Adaptive Fault-Tolerant Tracking Control for Discrete-Time Multiagent Systems via Reinforcement Learning Algorithm

• Published in: IEEE transactions on cybernetics Vol. 51; no. 3; pp. 1163 - 1174
• Main Authors: Li, Hongyi, Wu, Ying, Chen, Mou
• Format: Journal Article
• Language: English
• Published: United States IEEE 01.03.2021; The Institute of Electrical and Electronics Engineers, Inc. (IEEE)
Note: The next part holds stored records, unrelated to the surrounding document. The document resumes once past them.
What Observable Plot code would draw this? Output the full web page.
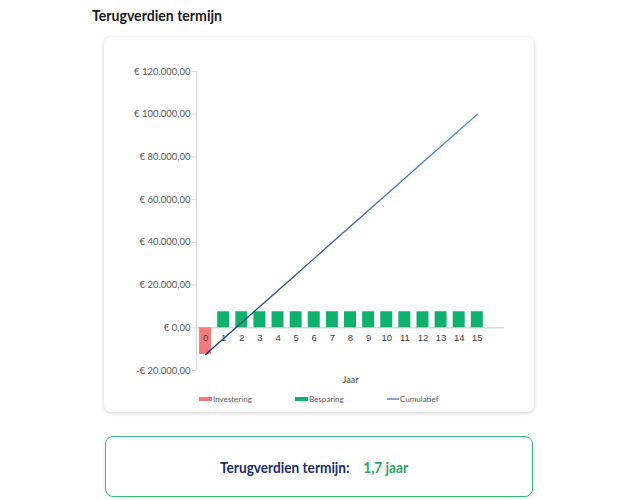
<!DOCTYPE html>
<html>
<head>
<meta charset="utf-8">
<script src="https://cdn.jsdelivr.net/npm/d3@7"></script>
<script src="https://cdn.jsdelivr.net/npm/@observablehq/plot@0.6"></script>
<style>
  html, body { margin: 0; padding: 0; background: #fff; }
  body { width: 640px; height: 500px; position: relative; overflow: hidden; font-family: Lato, sans-serif; }
  #title { position: absolute; left: 92px; top: 5px; font: 700 16px Lato, sans-serif; color: #1a1a1a; white-space: nowrap; transform-origin: left center; }
  #card { position: absolute; left: 104px; top: 37px; width: 430px; height: 375px; background: #fff; border-radius: 7px; box-shadow: 0 1px 4px rgba(0,0,0,0.2); }
  #chart { position: absolute; left: 0; top: 0; }
  #chart svg [aria-label^="y-axis"] line,
  #chart svg [aria-label^="y-axis"] path,
  #chart svg g[aria-label="y-axis tick"] { stroke: #d9d9d9; }
  .leg { position: absolute; top: 356px; font: 400 8px Lato, sans-serif; color: #595959; white-space: nowrap; display: flex; align-items: center; height: 12px; }
  .sw { display: inline-block; width: 13px; height: 4px; margin-right: 1px; }
  .ln { display: inline-block; width: 12px; height: 1.2px; margin-right: 1px; }
  #result { position: absolute; left: 105px; top: 436px; width: 428px; height: 61px; box-sizing: border-box; border: 1.5px solid #3cb67b; border-radius: 8px; box-shadow: 0 1px 3px rgba(0,0,0,0.12); }
  #rtext { position: absolute; left: 220px; top: 457px; white-space: nowrap; font: 700 16px Lato, sans-serif; transform-origin: left center; }
  #rlab { color: #1b2e6b; }
  #rval { color: #2aa868; margin-left: 16px; }
</style>
</head>
<body>
<div id="title">Terugverdien termijn</div>
<div id="card">
  <div id="chart"></div>
  <div id="legend"></div>
</div>
<div id="result"></div>
<div id="rtext"><span id="rlab">Terugverdien termijn:</span><span id="rval">1,7 jaar</span></div>
<script>
// ---- data ----
const years = [0, 1, 2, 3, 4, 5, 6, 7, 8, 9, 10, 11, 12, 13, 14, 15];
const investering = [-12500, 0, 0, 0, 0, 0, 0, 0, 0, 0, 0, 0, 0, 0, 0, 0];
const besparing = [0, 7500, 7500, 7500, 7500, 7500, 7500, 7500, 7500, 7500, 7500, 7500, 7500, 7500, 7500, 7500];
const cumulatief = [-12500, -5000, 2500, 10000, 17500, 25000, 32500, 40000, 47500, 55000, 62500, 70000, 77500, 85000, 92500, 100000];
const yTicks = [-20000, 0, 20000, 40000, 60000, 80000, 100000, 120000];
const seriesNames = ["Investering", "Besparing", "Cumulatief"];
const xLabel = "Jaar";

const colInv = "#f47b7b";
const colBes = "#0db06c";
const colCum = "#4a7fc4";

const rows = years.map((y, i) => ({ year: y, inv: investering[i], bes: besparing[i], cum: cumulatief[i] }));

const nl = d3.formatLocale({ decimal: ",", thousands: ".", grouping: [3], currency: ["€ ", ""] });
const f2 = nl.format(",.2f");
const fmtEuro = v => (v < 0 ? "-" : "") + "€ " + f2(Math.abs(v));

const hw = 0.33; // half bar width in year units
const xDomain = [years[0] - 0.5, years[years.length - 1] + 1.5];

const chart = Plot.plot({
  width: 430,
  height: 350,
  marginLeft: 92,
  marginRight: 30,
  marginTop: 34,
  marginBottom: 17,
  style: { fontFamily: "Lato, sans-serif", fontSize: "9.5px", color: "#595959", background: "transparent", overflow: "visible" },
  x: { domain: xDomain, axis: null },
  y: { domain: [yTicks[0], yTicks[yTicks.length - 1]], ticks: yTicks, tickFormat: fmtEuro, tickSize: 4, tickPadding: 2, label: null },
  marks: [
    Plot.ruleX([xDomain[0]], { stroke: "#d9d9d9", strokeWidth: 1.2 }),
    Plot.ruleY([0], { stroke: "#d9d9d9", strokeWidth: 1.5 }),
    Plot.rect(rows.filter(d => d.inv !== 0), { x1: d => d.year - hw, x2: d => d.year + hw, y1: () => 0, y2: "inv", fill: colInv }),
    Plot.rect(rows.filter(d => d.bes !== 0), { x1: d => d.year - hw, x2: d => d.year + hw, y1: () => 0, y2: "bes", fill: colBes }),
    Plot.text(years, { x: d => d, y: () => 0, dy: 10, text: d => String(d), fontSize: 9.5, fill: "#404040", fontFamily: "Liberation Sans, Arial, sans-serif" }),
    Plot.line(rows, { x: "year", y: "cum", stroke: "url(#cumGrad)", strokeWidth: 1.3 }),
    Plot.text([xLabel], { frameAnchor: "bottom", lineAnchor: "middle", dy: 10, text: d => d, fontSize: 9, fill: "#404040" })
  ]
});

const sel = d3.select(chart);
const grad = sel.insert("defs", ":first-child").append("linearGradient")
  .attr("id", "cumGrad").attr("x1", "0").attr("y1", "1").attr("x2", "1").attr("y2", "0");
grad.append("stop").attr("offset", "0").attr("stop-color", "#1b3770");
grad.append("stop").attr("offset", "1").attr("stop-color", "#5792d8");

document.getElementById("chart").appendChild(chart);

// legend
const legend = document.getElementById("legend");
const legPos = [95, 191, 283];
const legStyle = [["sw", colInv], ["sw", colBes], ["ln", "#7aa6dc"]];
seriesNames.forEach((name, i) => {
  const item = document.createElement("div");
  item.className = "leg";
  item.style.left = legPos[i] + "px";
  const sw = document.createElement("span");
  sw.className = legStyle[i][0];
  sw.style.background = legStyle[i][1];
  item.appendChild(sw);
  item.appendChild(document.createTextNode(name));
  legend.appendChild(item);
});

// fit condensed-looking headings to reference widths
function fit(id, w) {
  const el = document.getElementById(id);
  const cur = el.getBoundingClientRect().width;
  el.style.transform = `scaleX(${w / cur})`;
}
fit("title", 130);
fit("rtext", 188);
</script>
</body>
</html>
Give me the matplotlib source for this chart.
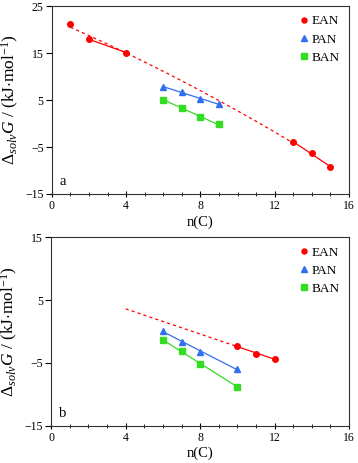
import numpy as np
import matplotlib
matplotlib.use("Agg")
import matplotlib.pyplot as plt
from matplotlib.ticker import MultipleLocator

plt.rcParams['font.family'] = ['Liberation Serif', 'DejaVu Serif']
plt.rcParams['mathtext.fontset'] = 'custom'
plt.rcParams['mathtext.rm'] = 'Liberation Serif'
plt.rcParams['mathtext.it'] = 'Liberation Serif:italic'

# Panel a data
a_ean_x = [1, 2, 4, 13, 14, 15]
a_ean_y = [21.1, 17.9, 15.1, -4.0, -6.3, -9.3]
a_pan_x = [6, 7, 8, 9]
a_pan_y = [7.8, 6.7, 5.2, 4.1]
a_ban_x = [6, 7, 8, 9]
a_ban_y = [5.1, 3.3, 1.3, -0.2]

# Panel b data
b_ean_x = [10, 11, 12]
b_ean_y = [-2.3, -3.6, -4.3]
b_pan_x = [6, 7, 8, 10]
b_pan_y = [0.1, -1.6, -3.2, -6.0]
b_ban_x = [6, 7, 8, 10]
b_ban_y = [-1.4, -3.1, -5.1, -8.8]

RED = '#ff0000'
BLUE = '#2f6ff0'
GREEN = '#33dd22'

fig = plt.figure(figsize=(3.58, 4.63), dpi=100)
ax1 = fig.add_axes([0.145, 0.581, 0.83, 0.406])
ax2 = fig.add_axes([0.143, 0.080, 0.832, 0.408])


def fitline(ax, x, y, x0, x1, color, ls='-', deg=1):
    c = np.polyfit(x, y, deg)
    xx = np.linspace(x0, x1, 50)
    ax.plot(xx, np.polyval(c, xx), color=color, lw=0.9, ls=ls, zorder=2)


def style(ax, ylim, yticks, letter):
    ax.set_xlim(0, 16)
    ax.set_ylim(*ylim)
    ax.set_yticks(yticks)
    ax.set_xticks([0, 4, 8, 12, 16])
    ax.xaxis.set_minor_locator(MultipleLocator(1))
    ax.tick_params(axis='x', which='major', direction='inout', length=5, width=0.8, labelsize=8.5, pad=2)
    ax.tick_params(axis='x', which='minor', direction='inout', length=3, width=0.6)
    ax.tick_params(axis='y', which='major', direction='out', length=4, width=0.8, labelsize=8.5, pad=2)
    for s in ax.spines.values():
        s.set_color('#333333')
        s.set_linewidth(0.8)
    ax.set_xlabel('n(C)', fontsize=10.5, labelpad=2)
    ax.set_ylabel(r'$\Delta_{solv}\mathit{G}$ / (kJ$\cdot$mol$^{-1}$)', fontsize=12.5, labelpad=3)
    ax.text(0.025, 0.03, letter, transform=ax.transAxes, fontsize=10.5, ha='left', va='bottom')
    ax.legend(loc='upper right', frameon=False, fontsize=9.5, handlelength=0.6,
              handletextpad=0.3, borderaxespad=0.3, labelspacing=0.45, markerscale=0.9)


DASH = (0, (2.5, 2.5))

# Panel a
fitline(ax1, a_ean_x, a_ean_y, 1, 13, RED, ls=DASH, deg=2)
fitline(ax1, a_ean_x[1:3], a_ean_y[1:3], 2, 4, RED)
fitline(ax1, a_ean_x[3:], a_ean_y[3:], 13, 15, RED)
fitline(ax1, a_pan_x, a_pan_y, 6, 9, BLUE)
fitline(ax1, a_ban_x, a_ban_y, 6, 9, GREEN)
ax1.plot(a_ean_x, a_ean_y, 'o', color=RED, ms=4, ls='none', label='EAN', zorder=3)
ax1.plot(a_pan_x, a_pan_y, '^', color=BLUE, ms=4.5, ls='none', label='PAN', zorder=3)
ax1.plot(a_ban_x, a_ban_y, 's', color=GREEN, ms=4.5, ls='none', label='BAN', zorder=3)
style(ax1, (-15, 25), [-15, -5, 5, 15, 25], 'a')

# Panel b
fitline(ax2, b_ean_x, b_ean_y, 4, 10, RED, ls=DASH)
fitline(ax2, b_ean_x, b_ean_y, 10, 12, RED)
fitline(ax2, b_pan_x, b_pan_y, 6, 10, BLUE)
fitline(ax2, b_ban_x, b_ban_y, 6, 10, GREEN)
ax2.plot(b_ean_x, b_ean_y, 'o', color=RED, ms=4, ls='none', label='EAN', zorder=3)
ax2.plot(b_pan_x, b_pan_y, '^', color=BLUE, ms=4.5, ls='none', label='PAN', zorder=3)
ax2.plot(b_ban_x, b_ban_y, 's', color=GREEN, ms=4.5, ls='none', label='BAN', zorder=3)
style(ax2, (-15, 15), [-15, -5, 5, 15], 'b')

fig.savefig('out.png', dpi=100)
• Subjects: Actuators; Adaptive algorithms; Adaptive control; Algorithms; Artificial neural networks; Control stability; Cost function; Discrete time systems; Discrete-time multiagent systems (MASs); Estimation; Fault tolerance; Fault tolerant systems; fault-tolerant control; Feedback control; Machine learning; Multi-agent systems; Multiagent systems; Neural networks; neural networks (NNs); Reinforcement learning; reinforcement learning algorithm; Tracking control
• ISSN: 2168-2267; 2168-2275; 2168-2275
• DOI: 10.1109/TCYB.2020.2982168

This article investigates the adaptive fault-tolerant tracking control problem for a class of discrete-time multiagent systems via a reinforcement learning algorithm. The action neural networks (NNs) are used to approximate unknown and desired control input signals, and the critic NNs are employed to estimate the cost function in the design procedure. Furthermore, the direct adaptive optimal controllers are designed by combining the backstepping technique with the reinforcement learning algorithm. Comparing the existing reinforcement learning algorithm, the computational burden can be effectively reduced by using the method of less learning parameters. The adaptive auxiliary signals are established to compensate for the influence of the dead zones and actuator faults on the control performance. Based on the Lyapunov stability theory, it is proved that all signals of the closed-loop system are semiglobally uniformly ultimately bounded. Finally, some simulation results are presented to illustrate the effectiveness of the proposed approach.